Eu fui atropelada por um daqueles momentos cada vez mais raros em que a música (mas podem ser as palavras, as imagens, as lembranças) chama a gente de volta prá realidade. Porque a realidade não é o passar dos dias de uma semana, a resolução dos compromissos, as preocupações com dinheiro, as vontades. Isso é o que nos distrai da realidade.
A realidade é a perenidade das coisas, o inevitável fim de tudo, dividido entre términos próximos e términos adiados por tanto quanto possível.
Só que meu espírito estava preparado para uma música sobre amor, sobre o arrebatamento do amor, a maior das distrações, e eu ganhei uma enxurrada de realidade na cara quando percebi que o Belchior tava me ensinando que, depois de um certo ponto, não é possível mais viver completamente distraído, ainda que se esteja plenamente apaixonado, gozando no céu e no inferno do outro também, deixando a profundidade de lado.
Então lembrei da única razão que nos leva a escrever: o prenúncio do fim.
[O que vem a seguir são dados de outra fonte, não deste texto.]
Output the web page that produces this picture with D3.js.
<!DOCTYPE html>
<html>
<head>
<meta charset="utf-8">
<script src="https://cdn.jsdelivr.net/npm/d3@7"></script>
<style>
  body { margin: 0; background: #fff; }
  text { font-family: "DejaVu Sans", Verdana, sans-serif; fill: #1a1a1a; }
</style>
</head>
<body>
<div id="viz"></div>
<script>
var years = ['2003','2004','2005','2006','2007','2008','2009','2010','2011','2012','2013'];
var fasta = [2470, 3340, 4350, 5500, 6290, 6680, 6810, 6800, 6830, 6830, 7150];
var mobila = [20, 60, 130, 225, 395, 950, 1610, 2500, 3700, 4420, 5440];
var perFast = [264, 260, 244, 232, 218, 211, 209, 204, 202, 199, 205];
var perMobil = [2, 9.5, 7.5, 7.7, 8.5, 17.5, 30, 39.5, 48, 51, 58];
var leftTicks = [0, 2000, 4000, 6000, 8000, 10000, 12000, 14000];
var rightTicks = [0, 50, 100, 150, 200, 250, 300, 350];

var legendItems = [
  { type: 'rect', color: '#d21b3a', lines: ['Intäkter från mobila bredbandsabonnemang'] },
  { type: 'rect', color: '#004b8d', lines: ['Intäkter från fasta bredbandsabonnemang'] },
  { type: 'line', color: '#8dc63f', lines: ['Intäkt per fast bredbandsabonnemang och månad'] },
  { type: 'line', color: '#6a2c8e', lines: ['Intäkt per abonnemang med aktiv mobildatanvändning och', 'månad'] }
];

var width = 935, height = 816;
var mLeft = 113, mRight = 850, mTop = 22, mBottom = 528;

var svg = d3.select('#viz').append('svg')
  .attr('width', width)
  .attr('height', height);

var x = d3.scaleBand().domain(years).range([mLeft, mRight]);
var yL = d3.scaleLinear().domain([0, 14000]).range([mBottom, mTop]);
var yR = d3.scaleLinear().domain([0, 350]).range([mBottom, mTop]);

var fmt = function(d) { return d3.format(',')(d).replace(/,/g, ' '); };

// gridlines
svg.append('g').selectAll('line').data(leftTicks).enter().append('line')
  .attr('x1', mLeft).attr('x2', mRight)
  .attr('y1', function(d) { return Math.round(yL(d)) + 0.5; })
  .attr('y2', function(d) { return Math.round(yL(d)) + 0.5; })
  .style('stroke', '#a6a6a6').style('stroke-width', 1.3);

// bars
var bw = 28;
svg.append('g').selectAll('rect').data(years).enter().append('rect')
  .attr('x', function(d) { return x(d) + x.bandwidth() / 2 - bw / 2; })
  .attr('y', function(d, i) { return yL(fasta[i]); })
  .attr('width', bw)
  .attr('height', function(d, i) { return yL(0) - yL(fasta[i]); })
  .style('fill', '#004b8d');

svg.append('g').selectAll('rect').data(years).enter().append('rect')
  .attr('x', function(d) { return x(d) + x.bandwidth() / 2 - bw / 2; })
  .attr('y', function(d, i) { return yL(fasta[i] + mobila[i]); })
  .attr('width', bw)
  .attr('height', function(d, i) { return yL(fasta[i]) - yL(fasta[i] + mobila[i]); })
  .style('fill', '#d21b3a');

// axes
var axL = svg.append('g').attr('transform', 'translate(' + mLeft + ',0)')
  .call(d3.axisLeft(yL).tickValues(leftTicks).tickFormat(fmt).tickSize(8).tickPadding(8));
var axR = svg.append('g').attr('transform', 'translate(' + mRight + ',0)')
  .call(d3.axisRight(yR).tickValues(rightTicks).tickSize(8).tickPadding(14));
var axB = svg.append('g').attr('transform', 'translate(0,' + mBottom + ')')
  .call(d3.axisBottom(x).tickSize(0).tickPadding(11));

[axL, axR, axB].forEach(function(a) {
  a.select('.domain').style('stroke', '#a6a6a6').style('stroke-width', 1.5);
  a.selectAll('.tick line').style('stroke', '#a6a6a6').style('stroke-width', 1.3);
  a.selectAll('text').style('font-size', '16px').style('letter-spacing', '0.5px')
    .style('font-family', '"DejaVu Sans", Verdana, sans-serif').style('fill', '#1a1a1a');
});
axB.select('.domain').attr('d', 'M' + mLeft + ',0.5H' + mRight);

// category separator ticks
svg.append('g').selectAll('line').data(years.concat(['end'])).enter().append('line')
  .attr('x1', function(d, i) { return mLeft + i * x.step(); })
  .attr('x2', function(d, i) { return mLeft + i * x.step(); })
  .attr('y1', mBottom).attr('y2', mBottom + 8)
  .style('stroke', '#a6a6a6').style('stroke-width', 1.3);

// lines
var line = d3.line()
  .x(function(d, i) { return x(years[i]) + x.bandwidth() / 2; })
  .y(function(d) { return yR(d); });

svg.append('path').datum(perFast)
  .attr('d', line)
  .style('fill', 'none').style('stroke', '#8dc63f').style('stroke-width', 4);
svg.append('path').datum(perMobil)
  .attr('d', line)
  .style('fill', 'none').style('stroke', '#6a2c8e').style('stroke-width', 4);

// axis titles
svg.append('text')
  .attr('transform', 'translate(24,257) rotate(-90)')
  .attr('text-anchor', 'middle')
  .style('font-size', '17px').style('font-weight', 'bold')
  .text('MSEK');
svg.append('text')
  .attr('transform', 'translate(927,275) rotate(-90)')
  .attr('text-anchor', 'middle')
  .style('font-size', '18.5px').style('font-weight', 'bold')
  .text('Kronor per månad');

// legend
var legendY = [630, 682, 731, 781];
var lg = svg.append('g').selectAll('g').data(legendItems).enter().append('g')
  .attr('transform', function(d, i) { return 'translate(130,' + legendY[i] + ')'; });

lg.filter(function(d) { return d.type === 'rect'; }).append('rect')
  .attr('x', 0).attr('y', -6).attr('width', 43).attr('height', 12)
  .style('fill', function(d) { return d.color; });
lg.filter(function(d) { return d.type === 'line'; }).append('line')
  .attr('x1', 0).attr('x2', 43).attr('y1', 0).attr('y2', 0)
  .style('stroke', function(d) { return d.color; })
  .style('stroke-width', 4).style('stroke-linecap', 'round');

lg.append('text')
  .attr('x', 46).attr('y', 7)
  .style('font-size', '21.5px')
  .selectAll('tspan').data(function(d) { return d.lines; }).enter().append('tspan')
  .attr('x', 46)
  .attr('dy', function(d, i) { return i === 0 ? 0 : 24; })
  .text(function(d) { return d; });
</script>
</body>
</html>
Imaginei o Belchior morto de amor, sentado num banco, o peito pesado, a voz do amigo berrando em sua orelha, "não vou ser feliz direito", ele pensa, o rosto e o peito corados do sol que lhe invadiu há alguns dias, o cansaço e a inexplicável coragem de fazer tudo de novo, a inexplicável coragem diante da certeza de todos os fins, ele pega o violão prá calar a boca da certeza, prá dizer a ela que ele sabe sim da perenidade da vida, ele já foi muito arrebatado pela realidade, mas ele não desaprendeu a dizer não, ele esmerila o violão, rasga as palavras no papel, essa todo mundo que já foi salvo da angústia da realidade por um sol no quintal, essa quem tem mais de 30 e salvou o fôlego de ser comido pelas traças que se alimentam do guardado, dessa todo mundo vai gostar.